There are many fertilizers that will do the job. Since we won't be top watering, liquid feed by bottom watering is the best way to go.
I use Oregon's Only Nectar of the Gods. Although it isn't labeled organic, it really is. The way it's made doesn't allow labeling as such because it's not a nitrogen salt based fertilizer. Those type of fertilizers have a tendency to accumulate salts in the soil. Rather Nectar is a calcium based fertilizer.
Remember, we're going to compost the soil after we use it, so we don't want salts to build up.
Learn more at Oregon's Only website.
Keep the greens under the light and watered and in 30 or so days you'll be able to cut your fresh greens.
Below are the greens from the seeds I planted in the video after 15-days.
Harvesting is a simple process. All you need is a sharp knife or a clean pair of scissors.
Grasp a few greens by the top and cut the plant just above the soil surface.
Obviously, try not to get any soil. It's a good idea to wash your greens before eating anyway.
Below is a tray of lettuce that I'm harvesting, I clip off enough to make my salad and put the tray back under the lights.
Work your way down the tray as you go. From that tray in the image I got six good sized salads.

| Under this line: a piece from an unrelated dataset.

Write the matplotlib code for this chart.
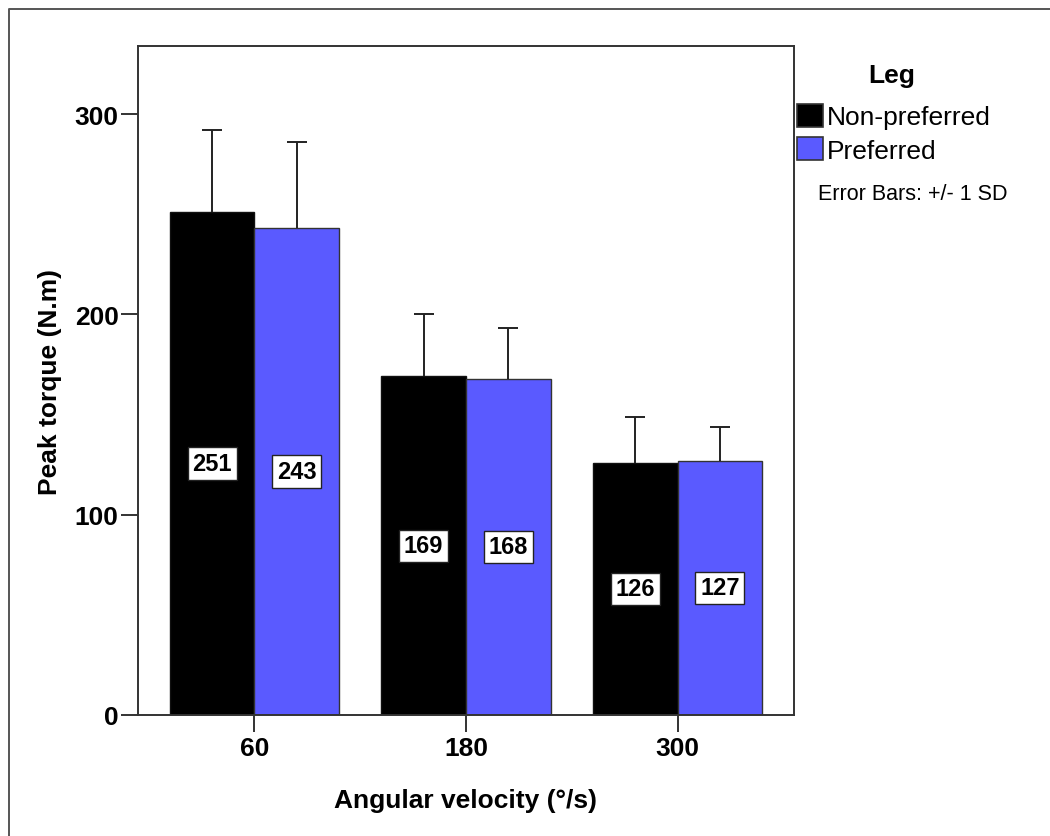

Notice that the first cutting of lettuce is growing back.
Time will tell if allowing the lettuce to grow back is worth the time and space. I'll update the post once I have an answer.
Growing lettuce indoors during the winter or anytime if you live in an apartment is a great way to add nutrition and good food to your diet when fresh produce has to travel hundreds if not thousands of miles to your grocery store.
The initial investment can be a bit pricey, but once the basics are bought all you need is a bit of soil and new seeds.
The quart bottles of fertilizer will last a very long time, since you only using milliliters at a time.